School Energy Initiative Saved County $100K

BERLIN — An energy efficiency incentive program saved roughly $100,000 across Worcester County Public Schools (WCPS) last year.
The incentive program offered schools funding as a reward for reducing a building’s energy output. Of the 14 WCPS, 10 were able to reduce their energy usage enough to qualify for the incentives. Chief Financial Officer Vincent Tolbert briefed the Board of Education on the results of the program, which took place during the last school year, at the board’s August meeting.
“Overall we reduced energy over 870,000kwh … total savings were about $100,000 for the six-month timeframe and about  $52,000 of that is going back to the schools as financial incentives,” he said. “They’ll be able to use that money for instructional supplies for the classroom. So the money that would have been paid for energy is now being put back in the classroom for the kids.”
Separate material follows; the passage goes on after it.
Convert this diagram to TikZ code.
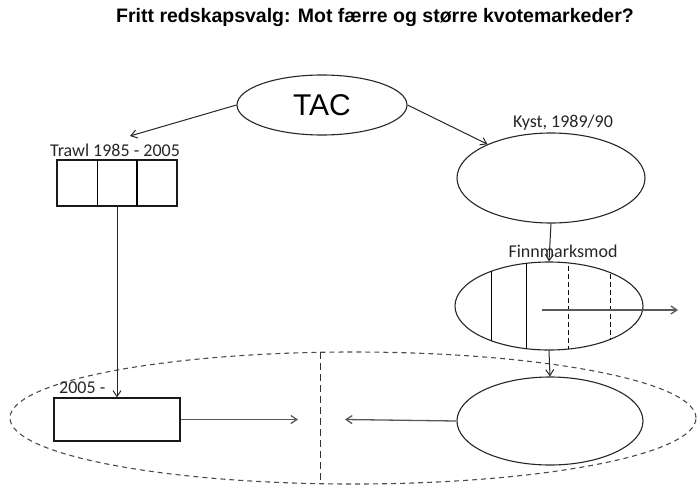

Of the 10 schools, Buckingham Elementary reduced energy usage by 7 percent, Worcester Technical High School by 8 percent, Pocomoke Elementary and Stephen Decatur Middle School both by 10 percent, Snow Hill High School by 11 percent, Stephen Decatur High School by 12 percent, Pocomoke Middle School by 13 percent, Snow Hill Middle and Cedar Chapel Special School both by 15 percent and Berlin Intermediate School (BIS) by 23-percent.
“We wanted to do our part at trying to be more efficient at what we do around here,” said Thomas Sites, principal for BIS.
The school tackled the energy reduction challenge “wholeheartedly,” according to Sites. A lot of the credit goes to former Head Custodian Paul Hudson, Sites continued.
“He really took the lead on it. I told him what we wanted to do and he really ran with it,” Sites said.
Most of the changes BIS made were small, he continued, but added up to a nearly quarter reduction in energy usage over six months.
This included keeping lights off in areas that were not in use and unplugging vending machines occasionally over the weekend.
“[Hudson] would have enough lights on for safety but we turned off as many as possible until 7:30 a.m. when students started arriving rather than having them on at 6 a.m. when everyone arrived,” said Sites.
Due to the success of the program, it will be ongoing and Sites expects BIS to at least meet their 23.5-percent savings again this year.